Поэт не перестаёт быть поэтом только оттого, что перестаёт писать стихи.
Мужчина должен властвовать над своими страстями, иначе они станут властвовать над ним — если конечно, они у него есть. В этом и заключается камень преткновения, центральный вопрос, главная проблема.
Путь тёмен, дорога извилиста. Так легко заблудиться, если не знаешь, куда идти, легко начать ходить кругами, легко оказаться снова там, откуда вышел.
Ребёнок беззащитен перед болезнью родителя, он не может видеть, как тот лежит в постели и страдает. Родители — они же как солнце над головой — всегда были, есть и будут, ребёнок себе и представить не может по-другому. Если слёг отец, где гарантия, что завтра солнце не упадёт в океан?
Нет одиночества более сильного, чем рядом с человеком, который не видит тебя в упор, занятый собственными делами.
Мы все, за неимением лучшего слова, монстрологи. Наша дичь разнится в зависимости от нашего возраста, пола, интересов и сил. Кто-то охотится на самые простые и глупые вещи — новейшее электронное устройство, продвижение по службе, первого красавца или красавицу школы. Другие падки на славу, власть, богатство. Некоторые, более благородные души ищут божественных откровений, знаний или же блага для всего человечества.
Мы дети Адама. В нашей природе оборачиваться и смотреть в лицо безликому.
Чудовище умерло; чудовище бессмертно. Его можно поймать; его не поймает никто и никогда.
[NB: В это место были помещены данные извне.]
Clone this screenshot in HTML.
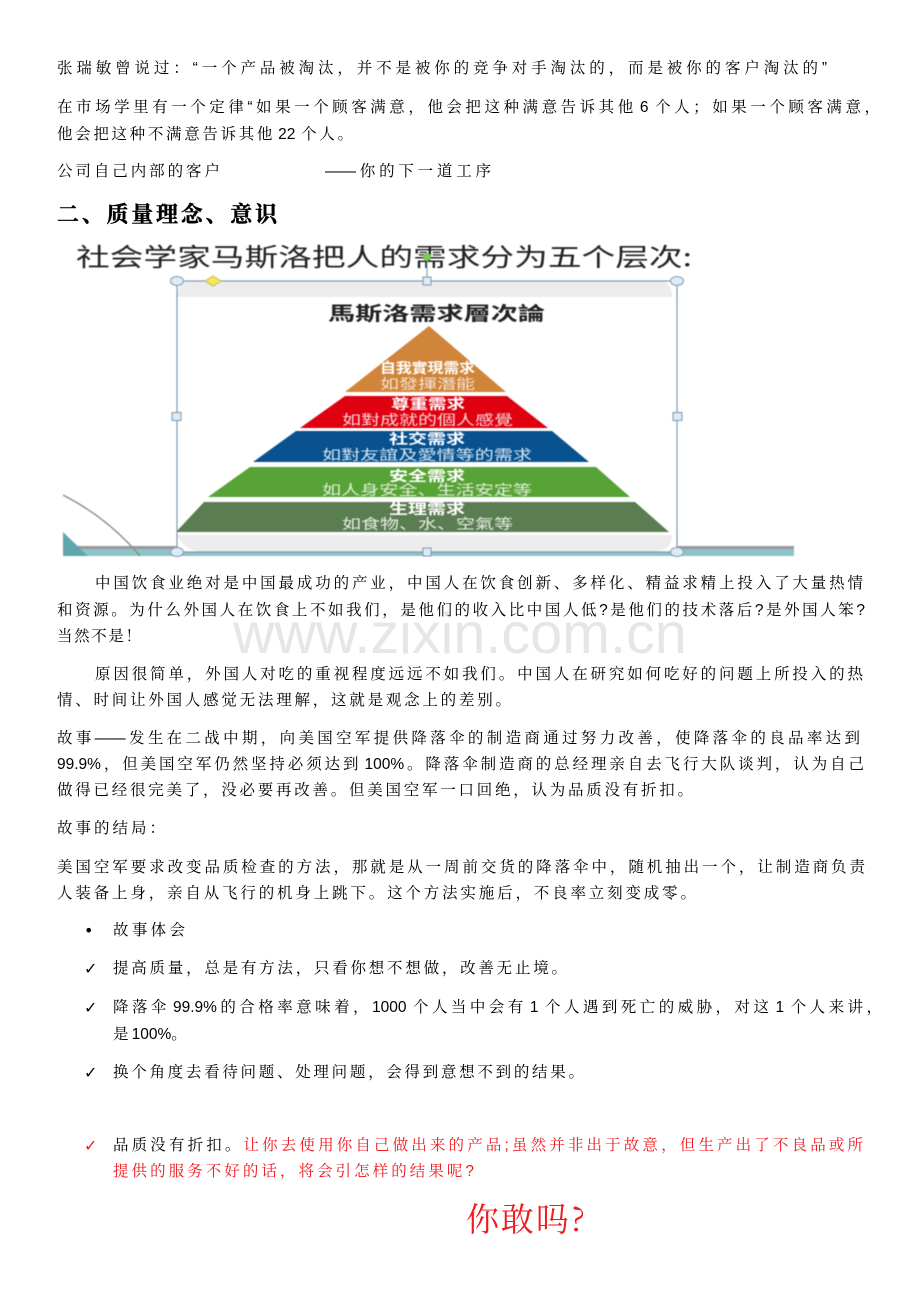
<!DOCTYPE html>
<html lang="zh"><head><meta charset="utf-8"><title>质量理念</title>
<style>
html,body{margin:0;padding:0;background:#fff}
#p{position:relative;width:920px;height:1302px;overflow:hidden;background:#fff;font-family:"Liberation Sans","Noto Serif CJK SC",serif;color:#000}
.l{position:absolute;height:20px;line-height:20px;font-size:15.5px;text-align:justify;text-align-last:justify;white-space:nowrap}
.m{position:absolute;line-height:20px;font-size:16px;font-family:"DejaVu Sans",sans-serif}
.r{color:#f01a1f}
svg{position:absolute;left:0;top:0}
</style></head><body><div id="p">
<div class="l" style="left:57px;top:59px;width:770px">张瑞敏曾说过&#xFF1A;“一个产品被淘汰&#xFF0C;并不是被你的竞争对手淘汰的&#xFF0C;而是被你的客户淘汰的”</div>
<div class="l" style="left:57px;top:98px;width:823px">在市场学里有一个定律“如果一个顾客满意&#xFF0C;他会把这种满意告诉其他&#8201;6&#8201;个人&#xFF1B;如果一个顾客满意&#xFF0C;</div>
<div class="l" style="left:57px;top:125px;width:296px">他会把这种不满意告诉其他&#8201;22&#8201;个人。</div>
<div class="l" style="left:57px;top:162px;width:163px">公司自己内部的客户</div>
<div class="l" style="left:325px;top:162px;width:166px">——你的下一道工序</div>
<div class="l" style="left:57px;top:203px;width:220px;height:24px;line-height:24px;font-size:22px;font-weight:700;-webkit-text-stroke:.4px #000">二、质量理念、意识</div>

<svg width="920" height="1302" viewBox="0 0 920 1302" xmlns="http://www.w3.org/2000/svg" style="filter:blur(.5px)">
<rect x="63" y="546" width="731" height="10" fill="#8cc4c8"/>
<rect x="63" y="546" width="731" height="3" fill="#9a9a9e"/>
<path d="M63 532L88 556H63Z" fill="#62a6ad"/>
<path d="M63 495Q108 518 140 556" fill="none" stroke="#8f8f8f" stroke-width="1.5"/>
<rect x="177" y="281" width="500" height="271" fill="#fff"/>
<path d="M177 297V296Q177 281 195 281H660Q672 281 672 297Z" fill="#ececec"/>
<path d="M177 535H672Q672 552 650 552H205Q185 552 177 535Z" fill="#ececec"/>
<polygon points="429,326 506,392 345,392" fill="#d0853a"/>
<polygon points="345,396 507,396 548,428 300,428" fill="#df0010"/>
<polygon points="296,431 552,431 589,462 253,462" fill="#08528f"/>
<polygon points="250,467 596,467 630,497 208,497" fill="#58a336"/>
<polygon points="204,502 635,502 669,532 176,532" fill="#5b7d52"/>
<g font-family="'Noto Sans CJK SC','Liberation Sans',sans-serif">
<text x="76" y="266" font-size="25" textLength="616" lengthAdjust="spacingAndGlyphs" fill="#222">社会学家马斯洛把人的需求分为五个层次:</text>
<text x="328" y="320" font-size="19" font-weight="700" textLength="217" lengthAdjust="spacingAndGlyphs" fill="#222">馬斯洛需求層次論</text>
<g fill="#fff" font-size="14">
<text x="380" y="373" font-weight="700" textLength="95" lengthAdjust="spacingAndGlyphs">自我實現需求</text>
<text x="380" y="389" textLength="95" lengthAdjust="spacingAndGlyphs" fill="#f4e3d0">如發揮潛能</text>
<text x="391" y="409" font-weight="700" textLength="74" lengthAdjust="spacingAndGlyphs">尊重需求</text>
<text x="342" y="425" textLength="171" lengthAdjust="spacingAndGlyphs" fill="#f8d8d8">如對成就的個人感覺</text>
<text x="389" y="444" font-weight="700" textLength="76" lengthAdjust="spacingAndGlyphs">社交需求</text>
<text x="322" y="460" textLength="210" lengthAdjust="spacingAndGlyphs" fill="#d8e6f2">如對友誼及愛情等的需求</text>
<text x="389" y="481" font-weight="700" textLength="76" lengthAdjust="spacingAndGlyphs">安全需求</text>
<text x="322" y="495" textLength="210" lengthAdjust="spacingAndGlyphs" fill="#e0f0d8">如人身安全、生活安定等</text>
<text x="389" y="514" font-weight="700" textLength="76" lengthAdjust="spacingAndGlyphs">生理需求</text>
<text x="342" y="529" textLength="171" lengthAdjust="spacingAndGlyphs" fill="#e6efe3">如食物、水、空氣等</text>
</g></g>
<rect x="177" y="281" width="500" height="271" fill="none" stroke="#7f98b2" stroke-width="1.2"/>
<line x1="427" y1="257" x2="427" y2="281" stroke="#7f98b2"/>
<circle cx="427" cy="257" r="4" fill="#7ccb4e"/>
<g fill="#dcebf5" stroke="#7f98b2">
<ellipse cx="177" cy="281" rx="6.500" ry="4.500"/><ellipse cx="677" cy="281" rx="6.500" ry="4.500"/>
<ellipse cx="177" cy="552" rx="6.500" ry="4.500"/><ellipse cx="677" cy="552" rx="6.500" ry="4.500"/>
<rect x="423" y="277" width="8" height="8"/><rect x="423" y="548" width="8" height="8"/>
<rect x="172" y="412.500" width="9" height="8"/><rect x="673" y="412.500" width="9" height="8"/>
</g>
<polygon points="213,276 221,281 213,286 205,281" fill="#f5e860" stroke="#c9b84a"/>
</svg>

<div style="position:absolute;left:233px;top:600px;font:57.500px/68px 'Liberation Sans',sans-serif;color:#e6e6e6;white-space:nowrap">www.zixin.com.cn</div>

<div class="l" style="left:95px;top:574px;width:768px">中国饮食业绝对是中国最成功的产业&#xFF0C;中国人在饮食创新、多样化、精益求精上投入了大量热情</div>
<div class="l" style="left:57px;top:601px;width:808px">和资源。为什么外国人在饮食上不如我们&#xFF0C;是他们的收入比中国人低?是他们的技术落后?是外国人笨?</div>
<div class="l" style="left:57px;top:627px;width:84px">当然不是&#xFF01;</div>
<div class="l" style="left:95px;top:665px;width:768px">原因很简单&#xFF0C;外国人对吃的重视程度远远不如我们。中国人在研究如何吃好的问题上所投入的热</div>
<div class="l" style="left:57px;top:691px;width:454px">情、时间让外国人感觉无法理解&#xFF0C;这就是观念上的差别。</div>
<div class="l" style="left:57px;top:729px;width:803px">故事——发生在二战中期&#xFF0C;向美国空军提供降落伞的制造商通过努力改善&#xFF0C;使降落伞的良品率达到</div>
<div class="l" style="left:57px;top:755px;width:807px">99.9%&#xFF0C;但美国空军仍然坚持必须达到&#8201;100%。降落伞制造商的总经理亲自去飞行大队谈判&#xFF0C;认为自己</div>
<div class="l" style="left:57px;top:781px;width:636px">做得已经很完美了&#xFF0C;没必要再改善。但美国空军一口回绝&#xFF0C;认为品质没有折扣。</div>
<div class="l" style="left:57px;top:819px;width:108px">故事的结局&#xFF1A;</div>
<div class="l" style="left:57px;top:858px;width:808px">美国空军要求改变品质检查的方法&#xFF0C;那就是从一周前交货的降落伞中&#xFF0C;随机抽出一个&#xFF0C;让制造商负责</div>
<div class="l" style="left:57px;top:884px;width:639px">人装备上身&#xFF0C;亲自从飞行的机身上跳下。这个方法实施后&#xFF0C;不良率立刻变成零。</div>

<div class="m" style="left:84px;top:921px">•</div>
<div class="l" style="left:113px;top:921px;width:72px">故事体会</div>
<div class="m" style="left:84px;top:959px">✓</div>
<div class="l" style="left:113px;top:959px;width:454px">提高质量&#xFF0C;总是有方法&#xFF0C;只看你想不想做&#xFF0C;改善无止境。</div>
<div class="m" style="left:84px;top:998px">✓</div>
<div class="l" style="left:113px;top:998px;width:769px">降落伞&#8201;99.9%的合格率意味着&#xFF0C;1000&#8201;个人当中会有&#8201;1&#8201;个人遇到死亡的威胁&#xFF0C;对这&#8201;1&#8201;个人来讲&#xFF0C;</div>
<div class="l" style="left:113px;top:1025px;width:59px">是&#8201;100%。</div>
<div class="m" style="left:84px;top:1063px">✓</div>
<div class="l" style="left:113px;top:1063px;width:471px">换个角度去看待问题、处理问题&#xFF0C;会得到意想不到的结果。</div>
<div class="m r" style="left:84px;top:1136px">✓</div>
<div class="l" style="left:113px;top:1136px;width:750px">品质没有折扣。<span class="r">让你去使用你自己做出来的产品;虽然并非出于故意&#xFF0C;但生产出了不良品或所</span></div>
<div class="l r" style="left:113px;top:1162px;width:361px">提供的服务不好的话&#xFF0C;将会引怎样的结果呢?</div>
<div class="l r" style="left:466px;top:1198px;width:119px;height:40px;line-height:40px;font-size:33px;font-family:'Noto Serif CJK SC',serif">你敢吗?</div>
</div></body></html>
Охоться за ним хоть тысячу лет, оно всё равно избежит твоей хватки. его можно убить, раскромсать на части и рассовать по банкам с формалином, или разбросать по четырём сторонам света, но оно всё равно останется в одной десятитысячной дюйма от твоего поля зрения. И это будет всё тот же монстр, только с другим лицом. Я мог убить его, неважно, как. Я убью его в следующий раз, и потом, и снова, и у него каждый раз будет новое лицо, хотя монстр останется прежним. Монстр всегда остаётся прежним.
— Что ты сейчас делаешь? — спросил он.
— Ничего, сэр.
— Извини меня, но ведь ты мог бы делать это практически в любом месте?
— Да, сэр. Я… Я буду это делать, сэр.
— Что? Что ты будешь делать?
— Ничего… Я буду ничего не делать в каком-то другом месте.
Нечто в нас тоскует по неописуемому, недостижимому... тому, что может быть зримо.